We will use the pretrained network Resnet50 for predicting the image.  

You will need to choose the target layer you want to compute the visualization for.
Usually this will be the last convolutional layer in the model.
Some common choices can be:
- Resnet18 and 50: model.layer4
- VGG, densenet161: model.features[-1]
- mnasnet1_0: model.layers[-1]

You can print the model to help chose the layer
You can pass a list with several target layers,
in that case the CAMs will be computed per layer and then aggregated.

In [None]:
# specify the output directory to write the visualization to
output_dir = "output"
output_file = "GradCam_cam.jpg"

# use CPU for computation
device = torch.device("cpu")

In [None]:
model = models.resnet50(pretrained=True).to(device).eval()
target_layers = [model.layer4]


In [None]:
# targets = None    # If targets is None, the highest scoring category (for every member in the batch) will be used.
targets = [ClassifierOutputTarget(89)]   # Take the gradient of the score for class 281 w.r.t. the convolutional activations.”
# targets = [ClassifierOutputReST(89)] # Highlight regions that specifically distinguish one class from the rest.
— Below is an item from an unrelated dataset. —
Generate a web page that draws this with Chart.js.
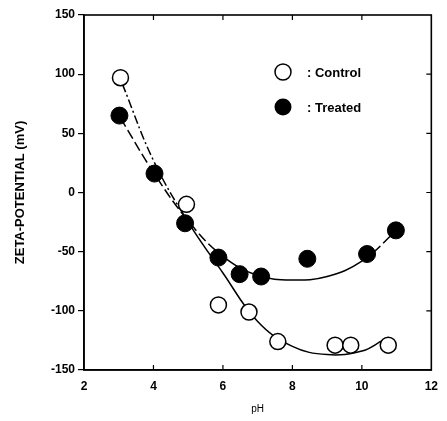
<!DOCTYPE html>
<html>
<head>
<meta charset="utf-8" />
<title>zeta potential</title>
<script src="https://cdn.jsdelivr.net/npm/chart.js"></script>
<style>
    html, body { margin: 0; padding: 0; background: #fff; }
    #wrap { width: 447px; height: 421px; }
</style>
</head>
<body>
<div id="wrap"><canvas id="zetaChart" width="447" height="421"></canvas></div>
<script>
    // measured points
    const phControl = [3.05, 4.95, 5.87, 6.75, 7.58, 9.23, 9.68, 10.76];
    const zetaControl = [97, -10, -95, -101, -126, -129, -129, -129];
    const phTreated = [3.02, 4.03, 4.91, 5.87, 6.48, 7.1, 8.43, 10.15, 10.98];
    const zetaTreated = [65, 16, -26, -55, -69, -71, -56, -52, -32];

    // fitted curves
    const fitPhControl = [3.1, 4, 5, 6, 7, 8, 9, 10, 10.6];
    const fitZetaControl = [92, 27, -25, -68, -109, -130, -137, -134, -125];
    const fitPhTreated = [3.05, 4, 5, 6, 7, 8, 9, 10, 11];
    const fitZetaTreated = [63, 17, -24, -54, -70, -74, -71, -58, -32];

    const xTicks = [2, 4, 6, 8, 10, 12];
    const yTicks = [-150, -100, -50, 0, 50, 100, 150];
    const legendLabels = [': Control', ': Treated'];

    const FONT = "'Liberation Sans', Arial, sans-serif";

    function pts(xs, ys) {
        return xs.map((x, i) => ({ x: x, y: ys[i] }));
    }

    // frame, inward ticks and the legend box inside the plot
    const framePlugin = {
        id: 'frame',
        afterDraw(chart) {
            const ctx = chart.ctx;
            const a = chart.chartArea;
            const xs = chart.scales.x, ys = chart.scales.y;
            ctx.save();
            ctx.strokeStyle = '#000';
            ctx.lineWidth = 1.6;
            ctx.strokeRect(a.left, a.top, a.right - a.left, a.bottom - a.top);
            ctx.lineWidth = 1.2;
            ctx.beginPath();
            xTicks.slice(1, -1).forEach(v => {
                const px = xs.getPixelForValue(v);
                ctx.moveTo(px, a.bottom); ctx.lineTo(px, a.bottom - 5);
                ctx.moveTo(px, a.top); ctx.lineTo(px, a.top + 5);
            });
            yTicks.slice(1, -1).forEach(v => {
                const py = ys.getPixelForValue(v);
                ctx.moveTo(a.right, py); ctx.lineTo(a.right - 5, py);
            });
            ctx.stroke();

            // legend
            const lx = a.left + 199;
            const rows = [a.top + 57, a.top + 92];
            ctx.lineWidth = 1.5;
            ctx.beginPath();
            ctx.arc(lx, rows[0], 8, 0, Math.PI * 2);
            ctx.fillStyle = '#fff';
            ctx.fill();
            ctx.stroke();
            ctx.beginPath();
            ctx.arc(lx, rows[1], 8.5, 0, Math.PI * 2);
            ctx.fillStyle = '#000';
            ctx.fill();
            ctx.font = 'bold 13px ' + FONT;
            ctx.textBaseline = 'middle';
            ctx.fillText(legendLabels[0], lx + 24, rows[0] + 1);
            ctx.fillText(legendLabels[1], lx + 24, rows[1] + 1);
            ctx.restore();
        }
    };

    new Chart(document.getElementById('zetaChart'), {
        type: 'scatter',
        data: {
            datasets: [
                {
                    label: 'Control',
                    data: pts(phControl, zetaControl),
                    pointRadius: 8,
                    pointBackgroundColor: '#fff',
                    pointBorderColor: '#000',
                    pointBorderWidth: 1.5,
                    showLine: false,
                    order: 0
                },
                {
                    label: 'Treated',
                    data: pts(phTreated, zetaTreated),
                    pointRadius: 8.5,
                    pointBackgroundColor: '#000',
                    pointBorderColor: '#000',
                    pointBorderWidth: 1,
                    showLine: false,
                    order: 0
                },
                {
                    label: 'Control fit',
                    data: pts(fitPhControl, fitZetaControl),
                    showLine: true,
                    pointRadius: 0,
                    borderColor: '#000',
                    borderWidth: 1.5,
                    tension: 0.4,
                    segment: {
                        borderDash: c => c.p1.parsed.x <= 5 ? [9, 3, 2, 3] : []
                    },
                    order: 1
                },
                {
                    label: 'Treated fit',
                    data: pts(fitPhTreated, fitZetaTreated),
                    showLine: true,
                    pointRadius: 0,
                    borderColor: '#000',
                    borderWidth: 1.5,
                    tension: 0.4,
                    segment: {
                        borderDash: c => (c.p1.parsed.x <= 6 || c.p0.parsed.x >= 10) ? [10, 4] : []
                    },
                    order: 1
                }
            ]
        },
        options: {
            responsive: false,
            animation: false,
            layout: { padding: { top: 15, right: 10, left: 0, bottom: 0 } },
            plugins: {
                legend: { display: false },
                tooltip: { enabled: false }
            },
            scales: {
                x: {
                    type: 'linear',
                    min: 2, max: 12,
                    afterBuildTicks: s => { s.ticks = xTicks.map(v => ({ value: v })); },
                    afterFit: s => { s.height = 51; },
                    grid: { display: true, drawOnChartArea: false, drawTicks: false, color: '#000' },
                    border: { color: '#000', width: 1.6 },
                    ticks: {
                        color: '#000',
                        padding: 9,
                        font: { family: FONT, size: 12, weight: 'bold' }
                    },
                    title: {
                        display: true,
                        text: 'pH',
                        color: '#000',
                        padding: { top: 0, bottom: 6 },
                        font: { family: FONT, size: 10 }
                    }
                },
                y: {
                    type: 'linear',
                    min: -150, max: 150,
                    afterBuildTicks: s => { s.ticks = yTicks.map(v => ({ value: v })); },
                    afterFit: s => { s.width = 84; },
                    grid: { drawOnChartArea: false, tickLength: 6, color: '#000', lineWidth: 1.2 },
                    border: { color: '#000', width: 1.6 },
                    ticks: {
                        color: '#000',
                        padding: 3,
                        font: { family: FONT, size: 12, weight: 'bold' }
                    },
                    title: {
                        display: true,
                        text: 'ZETA-POTENTIAL (mV)',
                        color: '#000',
                        padding: { top: 13, bottom: 0 },
                        font: { family: FONT, size: 13, weight: 'bold' }
                    }
                }
            }
        },
        plugins: [framePlugin]
    });
</script>
</body>
</html>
This often produces sharper, more discriminative heatmaps,


cam_algorithm = GradCAM
with cam_algorithm(model=model,
                    target_layers=target_layers) as cam:

    # cam.batch_size = 32
    grayscale_cam = cam(input_tensor=input_tensor,
                        targets=targets,
                        aug_smooth=True,  # Apply test time augmentation to smooth the CAM
                        eigen_smooth=True) # Reduce noise by taking the first principle component

    # heat map
    grayscale_cam = grayscale_cam[0, :]

    # overlays the Grad-CAM heatmap (grayscale intensity) on top of the original RGB image — so you can visually see where the model is focusing.
    cam_image = show_cam_on_image(rgb_img, grayscale_cam, use_rgb=True)

    # OpenCV internally represents images in BGR order by default.
    cam_image = cv2.cvtColor(cam_image, cv2.COLOR_RGB2BGR)

os.makedirs(output_dir, exist_ok=True)
cam_output_path = os.path.join(output_dir, output_file)

cv2.imwrite(cam_output_path, cam_image)


Let's display the resultant viualizatio.

In [None]:
import matplotlib.pyplot as plt

img = plt.imread(cam_output_path)
plt.imshow(img)